Insomma, se effettivamente alcuni elementi, come il colore rosa “da femmine” e quello azzurro “da maschi” non sono altro che una scelta culturale (in questo caso, meglio ancora, commerciale), altri potrebbero rispondere a propensioni biologiche diverse – e vale la pena saperlo, se vogliamo evitare d’influenzare bambini e bambini scegliendo giocattoli che li forzino verso un particolare ruolo di genere.
Una questione di istinto?
La preferenza delle bambine per le bambole, allora, può essere ridotta a una questione d’istinto materno? Come la maggior parte delle persone che si occupano di etologia, de Waal tende a rifuggire dal termine istinto, perché sono davvero pochi i comportamenti animali (sicuramente per i primati, ma vale per molte altre specie) che si siano dimostrati del tutto innati, guidati dalla genetica. Se è innegabile che maschi e femmine siano equipaggiati in modo molto diverso per quanto riguarda la cura della prole, non possiamo comunque dimenticare che l’apprendimento influenza profondamente i comportamenti innati: le femmine imparano col tempo e l’esperienza a curarsi dei propri piccoli e, tra scimpanzé e bonobo, possono fare molta pratica occupandosi dei figli delle compagne, come vere baby sitter. Allo stesso tempo, spiega de Waal, i maschi sono tutt’altro che incapaci di aver cura dei più piccini: in natura sono stati osservati scimpanzé che hanno adottato piccoli rimasti orfani (e di cui non erano necessariamente i genitori), occupandosi di loro come avrebbe fatto una madre. E in cattività, un maschio posto da solo, senza una femmina, in una gabbia con un cucciolo cerca inizialmente d’ignorarlo, perfino ritirandosi in un angolo, ma finisce poi per comportarsi come farebbe una femmina, prendendolo in braccio e rassicurandolo. È una questione di potenzialità, sottolinea l’etologo: la distinzione tra i ruoli che si osserva comunemente non significa che i maschi, all’occorrenza, non siano in grado di far emergere comportamenti di cura.

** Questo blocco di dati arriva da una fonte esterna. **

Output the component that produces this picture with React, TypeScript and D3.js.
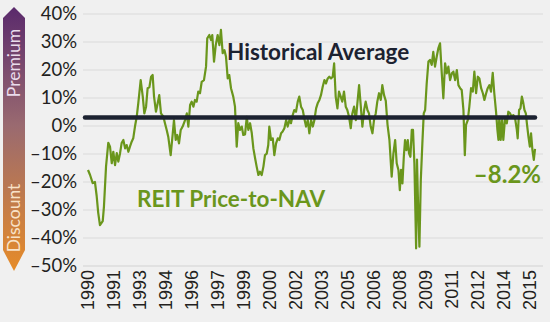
import React from "react";
import * as d3 from "d3";

const years: number[] = [
  1990.0, 1990.12, 1990.27, 1990.4, 1990.5, 1990.59, 1990.69, 1990.85, 1990.92, 1991.04,
  1991.17, 1991.27, 1991.37, 1991.46, 1991.56, 1991.66, 1991.75, 1991.85, 1991.94, 1992.04,
  1992.14, 1992.23, 1992.33, 1992.42, 1992.52, 1992.61, 1992.71, 1992.81, 1992.9, 1993.04,
  1993.16, 1993.25, 1993.35, 1993.44, 1993.54, 1993.64, 1993.73, 1993.81, 1993.92, 1994.02,
  1994.11, 1994.21, 1994.35, 1994.44, 1994.54, 1994.63, 1994.77, 1994.89, 1994.96, 1995.06,
  1995.15, 1995.25, 1995.35, 1995.46, 1995.6, 1995.7, 1995.79, 1995.89, 1995.98, 1996.08,
  1996.17, 1996.27, 1996.36, 1996.46, 1996.56, 1996.69, 1996.81, 1996.88, 1997.0, 1997.1,
  1997.17, 1997.27, 1997.37, 1997.48, 1997.58, 1997.67, 1997.77, 1997.87, 1997.96, 1998.06,
  1998.15, 1998.25, 1998.38, 1998.48, 1998.58, 1998.67, 1998.77, 1998.87, 1998.96, 1999.06,
  1999.16, 1999.25, 1999.35, 1999.45, 1999.54, 1999.64, 1999.73, 1999.83, 1999.92, 2000.02,
  2000.12, 2000.21, 2000.31, 2000.4, 2000.46, 2000.56, 2000.66, 2000.75, 2000.85, 2000.95,
  2001.04, 2001.14, 2001.23, 2001.33, 2001.43, 2001.52, 2001.62, 2001.71, 2001.81, 2001.9,
  2002.0, 2002.1, 2002.19, 2002.29, 2002.39, 2002.48, 2002.58, 2002.68, 2002.77, 2002.87,
  2002.97, 2003.06, 2003.16, 2003.25, 2003.35, 2003.44, 2003.54, 2003.64, 2003.73, 2003.83,
  2003.92, 2004.02, 2004.12, 2004.2, 2004.29, 2004.39, 2004.48, 2004.58, 2004.67, 2004.77,
  2004.87, 2004.96, 2005.06, 2005.16, 2005.25, 2005.35, 2005.45, 2005.54, 2005.64, 2005.74,
  2005.83, 2005.93, 2006.02, 2006.12, 2006.21, 2006.31, 2006.41, 2006.5, 2006.6, 2006.69,
  2006.79, 2006.89, 2006.98, 2007.08, 2007.18, 2007.28, 2007.39, 2007.52, 2007.62, 2007.72,
  2007.81, 2007.91, 2007.99, 2008.06, 2008.14, 2008.22, 2008.29, 2008.37, 2008.45, 2008.52,
  2008.6, 2008.68, 2008.75, 2008.83, 2008.89, 2008.93, 2008.98, 2009.04, 2009.12, 2009.2,
  2009.29, 2009.37, 2009.45, 2009.54, 2009.64, 2009.73, 2009.83, 2009.92, 2010.02, 2010.12,
  2010.21, 2010.31, 2010.41, 2010.5, 2010.6, 2010.7, 2010.79, 2010.89, 2010.99, 2011.08,
  2011.18, 2011.28, 2011.37, 2011.47, 2011.56, 2011.66, 2011.74, 2011.81, 2011.91, 2012.0,
  2012.1, 2012.2, 2012.29, 2012.39, 2012.49, 2012.58, 2012.68, 2012.78, 2012.87, 2012.97,
  2013.06, 2013.16, 2013.25, 2013.35, 2013.44, 2013.54, 2013.62, 2013.68, 2013.73, 2013.81,
  2013.89, 2013.96, 2014.06, 2014.16, 2014.25, 2014.35, 2014.45, 2014.54, 2014.64, 2014.74,
  2014.79, 2014.87, 2014.95, 2015.03, 2015.1, 2015.18, 2015.26, 2015.33, 2015.41, 2015.49,
  2015.56, 2015.64, 2015.72, 2015.79,
];

const values: number[] = [
  -15.7, -17.5, -20.4, -20, -25, -31, -35.4, -34, -28.8, -14.5,
  -6, -7.4, -13.3, -9.2, -14, -9.7, -12.7, -9.7, -6.1, -5,
  -8, -6.8, -9.2, -7.4, -5.6, -4.4, -0.2, 3.3, 8.1, 16.4,
  10.5, 4.5, 6.9, 13.5, 13.8, 17.6, 18.2, 10.5, 5.1, 8.1,
  11, 4.5, 3.3, 1, -1.4, -3.8, -10.4, -2.6, 2.1, -5,
  -3.2, -6.2, -1.4, -0.2, 2.1, 4.5, -0.2, 7.5, 8.7, 6.9,
  9.3, 8.7, 12.3, 11.7, 15.8, 16.4, 21.2, 31.3, 32.5, 30.7,
  32.5, 23, 28.9, 32.5, 28.9, 34.3, 26, 27.1, 24.8, 17,
  18.2, 13.5, 10.5, 6.9, -7.4, 1, -1.4, -0.2, -3.2, -3,
  3.3, -1.4, 1, -2.6, -8, -11.5, -14.5, -17.5, -16.3, -17.5,
  -14.5, -10.4, -9.9, -6.8, -0.2, -5, -4.4, -10.4, -6.2, -4.4,
  -5, -2.6, -2, -0.8, 2.1, -0.2, 2.1, 1, 3.9, 5.7,
  5.1, 8.7, 10.5, 6.9, 5.7, 2.7, -0.2, 2.1, -2.6, 2.1,
  -0.2, 2.1, 6.3, 8.1, 9.3, 11, 14, 16.4, 15.2, 17,
  17.6, 17, 17.6, 22.4, 10.5, 6.3, 12.3, 10.5, 8.7, 12.3,
  6.9, 5.7, 3.3, -0.8, 4.5, 6.9, 2.1, 8.1, 14.6, 6.9,
  -0.2, 5.7, 8.7, 5.7, 4.5, -0.2, -2.6, 2.1, 4.5, 8.7,
  11.7, 9.3, 14.6, 11, 9, 0.5, -5, -18.1, -9.8, -5,
  -13.3, -15.7, -22.9, -15.7, -20.5, -11, -5, -8.6, -5, -9.8,
  -11, -1.4, -1.4, -13.3, -31.2, -43.7, -12, -27.6, -43.1, -19.3,
  -6.2, 4.5, 5.7, 15.2, 23, 23.6, 21.8, 26.5, 21.2, 24.8,
  27.7, 29.5, 18.8, 9.9, 22.4, 18.8, 21.2, 16.4, 18.8, 19.4,
  16.4, 20, 14.6, 13.5, 12.9, 5.7, -10.4, 0.4, 2.1, 6.9,
  13.5, 12.3, 19.4, 11.7, 17.6, 17, 13.5, 11.7, 9.3, 11.7,
  13.5, 14.6, 12.3, 19, 11.7, 5.1, -1.4, -5, 3.3, -5,
  2.1, -5, 2.7, 0.9, 5.1, 4.5, 3.3, 3.9, 2.7, -1.4,
  -4.4, 5.7, 6.3, 10.5, 8.7, 5.7, 4.5, 0.4, -3.8, -7.4,
  -2.6, -8.6, -12.1, -8.2,
];

const yTicks: number[] = [40, 30, 20, 10, 0, -10, -20, -30, -40, -50];
const xTickYears: number[] = [
  1990, 1991.5, 1993, 1994.5, 1996, 1997.5, 1999, 2000.5, 2002, 2003.5,
  2005, 2006.5, 2008, 2009.5, 2011, 2012.5, 2014, 2015.5,
];
const historicalAverage = 3;
const lastValueLabel = "\u20138.2%";

const W = 550;
const H = 322;
const GREEN = "#6a961c";
const NAVY = "#1c2231";

export default function App() {
  const x = d3.scaleLinear().domain([1990, 2015.5]).range([88, 530]);
  const y = d3.scaleLinear().domain([-50, 40]).range([266, 14]);
  const pts: [number, number][] = years.map((t, i) => [t, values[i]]);
  const line = d3
    .line<[number, number]>()
    .x((d) => x(d[0]))
    .y((d) => y(d[1]));
  const gridX0 = 83;
  const gridX1 = 543;
  const fmt = (v: number) => (v < 0 ? "\u2013" + Math.abs(v) : String(v)) + "%";

  return (
    <div style={{ position: "absolute", left: 0, top: 0 }}>
      <svg width={W} height={H} style={{ display: "block", background: "#f0f0f0" }}>
        <defs>
          <linearGradient id="pd" x1="0" y1="0" x2="0" y2="1">
            <stop offset="0%" stopColor="#5a2a6c" />
            <stop offset="45%" stopColor="#9a6a70" />
            <stop offset="100%" stopColor="#e68b28" />
          </linearGradient>
        </defs>
        <rect x={0} y={0} width={W} height={H} fill="#f0f0f0" />
        {/* premium / discount bar */}
        <polygon points="3,18 14,7 25,18 25,250 14,271 3,250" fill="url(#pd)" />
        <text
          transform="translate(19.5,63) rotate(-90)"
          textAnchor="middle"
          fontFamily="Lato"
          fontSize={17.5}
          fill="#eadcec"
        >
          Premium
        </text>
        <text
          transform="translate(19.5,218) rotate(-90)"
          textAnchor="middle"
          fontFamily="Lato"
          fontSize={17.5}
          fill="#f8e2c8"
        >
          Discount
        </text>
        {/* gridlines */}
        {yTicks.map((v) => (
          <line
            key={v}
            x1={gridX0}
            x2={gridX1}
            y1={y(v)}
            y2={y(v)}
            stroke={v === -50 ? "#dcdcdc" : "#e2e2e2"}
            strokeWidth={1.5}
          />
        ))}
        {/* y labels */}
        {yTicks.map((v) => (
          <text
            key={"l" + v}
            x={77}
            y={y(v)}
            dy="0.35em"
            textAnchor="end"
            fontFamily="Lato"
            fontSize={18.5}
            fill="#231f20"
          >
            {fmt(v)}
          </text>
        ))}
        {/* x labels */}
        {xTickYears.map((t) => (
          <text
            key={t}
            transform={`translate(${x(t)},270) rotate(-90)`}
            dy="0.35em"
            textAnchor="end"
            fontFamily="Liberation Sans"
            fontSize={18}
            fill="#231f20"
          >
            {Math.floor(t)}
          </text>
        ))}
        {/* series */}
        <path d={line(pts) || ""} fill="none" stroke={GREEN} strokeWidth={2.2} strokeLinejoin="round" />
        {/* historical average */}
        <line
          x1={85}
          x2={535}
          y1={y(historicalAverage)}
          y2={y(historicalAverage)}
          stroke={NAVY}
          strokeWidth={4.5}
          strokeLinecap="round"
        />
        <text x={227} y={60} fontFamily="Lato" fontWeight="bold" fontSize={22.5} fill={NAVY}>
          Historical Average
        </text>
        <text x={137} y={207} fontFamily="Lato" fontWeight="bold" fontSize={22.5} fill={GREEN}>
          REIT Price-to-NAV
        </text>
        <text x={541} y={183} textAnchor="end" fontFamily="Lato" fontWeight="bold" fontSize={24} fill={GREEN}>
          {lastValueLabel}
        </text>
      </svg>
    </div>
  );
}
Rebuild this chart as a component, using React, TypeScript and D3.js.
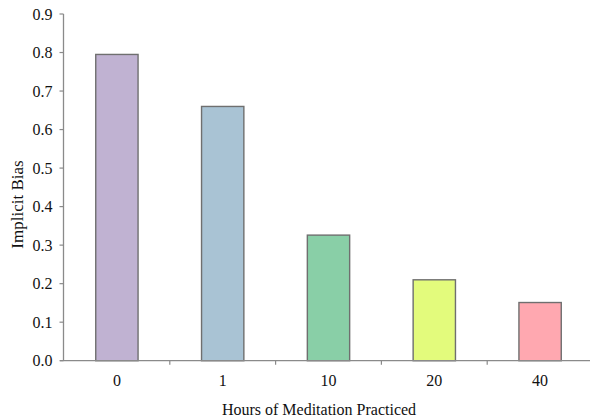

Insomma, Diversi non spiega, né pretende di farlo, le cause biologiche o culturali che ci portano alle differenze di genere che caratterizzano la nostra società, neppure intende giustificare le discriminazioni sulla base di quanto possiamo osservare nei nostri parenti più prossimi o su quanto emerge dagli studi sugli umani. Presenta, invece, spunti di riflessione importanti per iniziare a superare, in modo il più possibile consapevole, i pregiudizi e le diseguaglianze, senza cercare di negare le differenze. «L’ambiente sociale non ha in mano tutte le carte», ci ricorda de Waal e, soprattutto, tutto quello che facciamo riflette l’interazione tra geni e ambiente. «Poiché la biologia rappresenta solo metà dell’equazione, possono sempre verificarsi dei cambiamenti».